Example: Using the Five-Number Summary: 3, 8, 13.5, 23, 29.
- $$IQR = 23 - 8 = 15$$
- $$\text{Lower Boundary} = 8 - 1.5 \times 15 = -14.5$$
- $$\text{Upper Boundary} = 23 + 1.5 \times 15 = 45.5$$
Since all data points fall within -14.5 and 45.5, there are no outliers.
Relationship Between Five-Number Summary and Boxplots
The Five-Number Summary serves as the foundation for constructing Boxplots. Each component of the summary directly corresponds to a part of the Boxplot:
- Minimum and Maximum: Represent the ends of the whiskers.
- Q1 and Q3: Define the edges of the box.
- Median: Placed as a line within the box.
This relationship ensures that the Boxplot accurately reflects the underlying data summary, providing both numerical and visual insights.
Comparison Table
Aspect | Five-Number Summary | Boxplot |
Definition | A set of five key statistics summarizing a dataset: minimum, Q1, median, Q3, and maximum. | A graphical representation displaying the Five-Number Summary and potential outliers. |
Purpose | To provide a concise numerical summary of data distribution. | To visualize data distribution, central tendency, variability, and outliers. |
Components | Minimum, Q1, Median, Q3, Maximum. | Box (IQR), Median Line, Whiskers, Outliers. |
Visualization | Numerical values presented in a list or table. | Graphical plot with boxes and lines. |
Detection of Outliers | Indirectly through understanding data spread and quartiles. | Directly through plotting points beyond whiskers. |
Usage | Statistical analysis and foundational data summarization. | Data visualization and comparative analysis. |
Advantages | Simple and quick numerical summary. | Provides a clear visual interpretation of data distribution. |
Limitations | Does not provide visual insights. | May oversimplify data and hide specific data points within the box. |
Summary and Key Takeaways
- The Five-Number Summary provides a concise numerical overview of data distribution.

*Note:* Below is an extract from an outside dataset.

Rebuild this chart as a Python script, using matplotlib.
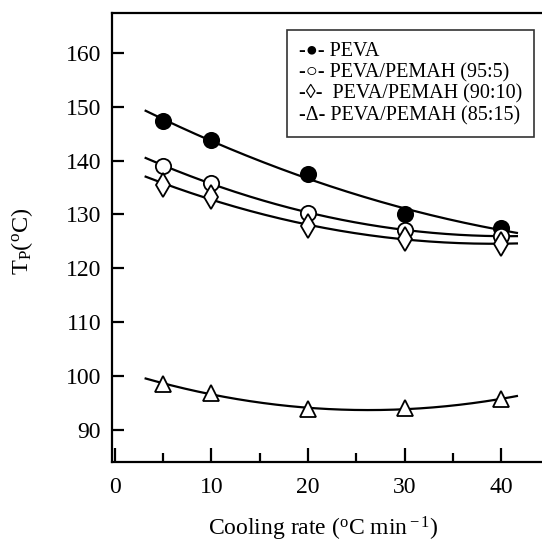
import numpy as np
import matplotlib
matplotlib.use("Agg")
import matplotlib.pyplot as plt
from matplotlib.lines import Line2D
from matplotlib.ticker import MultipleLocator

plt.rcParams["font.family"] = ["Liberation Serif", "DejaVu Serif"]
plt.rcParams["mathtext.fontset"] = "custom"
plt.rcParams["mathtext.rm"] = "Liberation Serif"
plt.rcParams["mathtext.it"] = "Liberation Serif:italic"

# peak crystallisation temperature vs cooling rate
cooling_rate = [5, 10, 20, 30, 40]
tp_peva = [147.4, 143.8, 137.5, 130.0, 127.5]
tp_95_5 = [139.0, 135.9, 130.3, 127.1, 126.0]
tp_90_10 = [135.5, 133.3, 127.8, 125.4, 124.6]
tp_85_15 = [98.6, 96.8, 93.8, 94.1, 95.7]

legend_labels = [
    "-\u25cf- PEVA",
    "-\u25cb- PEVA/PEMAH (95:5)",
    "-\u25ca-  PEVA/PEMAH (90:10)",
    "-\u0394- PEVA/PEMAH (85:15)",
]

series = [
    (tp_peva, "o", "black", 11),
    (tp_95_5, "o", "white", 11),
    (tp_90_10, "d", "white", 12),
    (tp_85_15, "^", "white", 12),
]

fig = plt.figure(figsize=(5.42, 5.46), dpi=100)
ax = fig.add_axes([0.2072, 0.1544, 0.80, 0.8227])

x = np.array(cooling_rate, dtype=float)
x_fit = np.linspace(3.2, 41.6, 200)
for values, marker, face, ms in series:
    coef = np.polyfit(x, values, 2)
    ax.plot(x_fit, np.polyval(coef, x_fit), color="black", lw=1.6, zorder=2)
    ax.plot(x, values, linestyle="none", marker=marker, markersize=ms,
            markerfacecolor=face, markeredgecolor="black", markeredgewidth=1.3,
            zorder=3)

ax.set_xlim(-0.25, 44.6)
ax.set_ylim(84.1, 167.5)
ax.xaxis.set_major_locator(MultipleLocator(10))
ax.xaxis.set_minor_locator(MultipleLocator(5))
ax.set_yticks(range(90, 161, 10))

for side in ["left", "bottom", "top", "right"]:
    ax.spines[side].set_linewidth(1.6)
ax.tick_params(axis="both", which="both", direction="in", labelsize=17,
               width=1.6, top=False, right=False)
ax.tick_params(axis="x", which="major", length=10, pad=11)
ax.tick_params(axis="x", which="minor", length=6.5)
ax.tick_params(axis="y", which="major", length=8.5, pad=8)

ax.set_xlabel(r"Cooling rate ($^{\rm o}$C min$^{\rm -1}$)", fontsize=17)
ax.xaxis.set_label_coords(0.486, -0.118)
ax.set_ylabel(r"T$_{\rm P}$($^{\rm o}$C)", fontsize=17.5)
ax.yaxis.set_label_coords(-0.178, 0.49)

handles = [Line2D([], [], linestyle="none") for _ in legend_labels]
leg = ax.legend(handles, legend_labels, loc="upper right",
                bbox_to_anchor=(0.9726, 0.961), fontsize=14.5, frameon=True,
                fancybox=False, edgecolor="black", handlelength=0,
                handletextpad=0, labelspacing=0.1, borderpad=0.6,
                borderaxespad=0)
leg.get_frame().set_linewidth(1.2)

fig.savefig("out.png", dpi=100)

- Boxplots offer a visual representation, highlighting central tendency, variability, and outliers.
- Understanding both tools is essential for effective data analysis in AP Statistics.

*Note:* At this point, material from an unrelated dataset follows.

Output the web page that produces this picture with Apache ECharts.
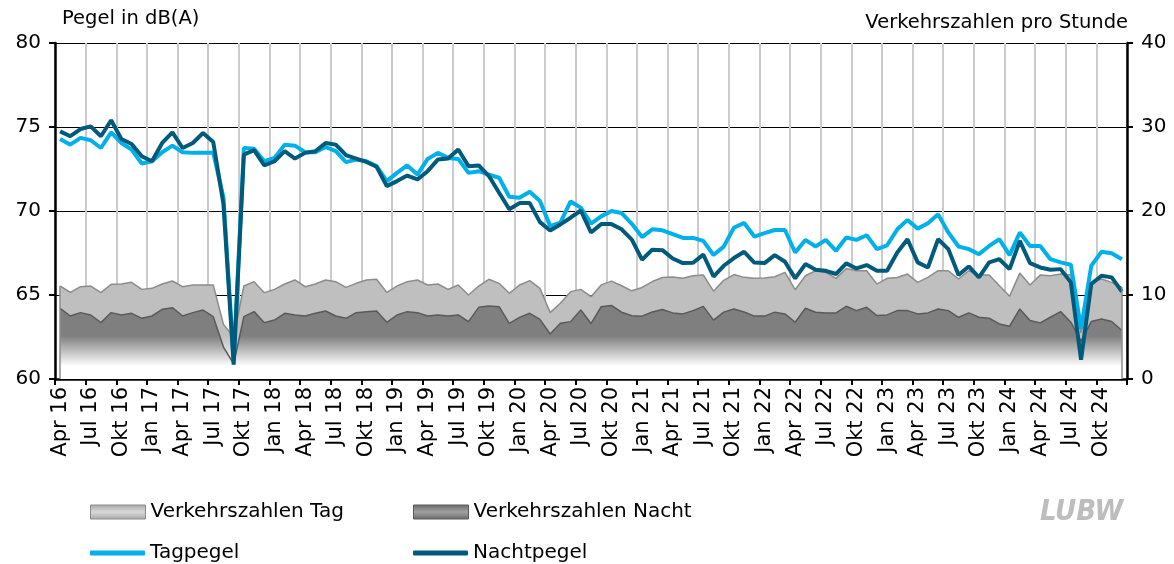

- Proper interpretation aids in making informed statistical decisions and comparisons.
- Both methods have distinct advantages and limitations, suitable for different analytical needs.
Coming Soon!
Tips
To remember the Five-Number Summary, use the mnemonic "M-Q-M-Q-M" for Minimum, Q1, Median, Q3, Maximum. When constructing boxplots, always double-check your calculations of Q1 and Q3 to ensure accuracy. Practice with diverse datasets to become comfortable identifying outliers and interpreting different boxplot shapes. For the AP exam, focus on understanding the relationship between the five-number summary and the visual representation in boxplots to quickly interpret data scenarios.
Did You Know
Boxplots were introduced by John Tukey in the late 1960s as part of his exploratory data analysis techniques. Despite their simplicity, they can effectively reveal data skewness and identify outliers that might not be apparent through other summary statistics. Additionally, boxplots are employed in various real-world scenarios, such as comparing test scores across different classrooms or analyzing income distributions in economic studies.
Common Mistakes
One frequent mistake is incorrectly calculating the quartiles, especially when dealing with datasets with an even number of observations. For example, some students might include the median in both the lower and upper halves, leading to inaccurate Q1 and Q3 values. Another common error is misidentifying outliers by not properly applying the 1.5*IQR rule. Ensuring that the median is excluded from the halves when necessary and correctly applying the boundary formulas can help avoid these pitfalls.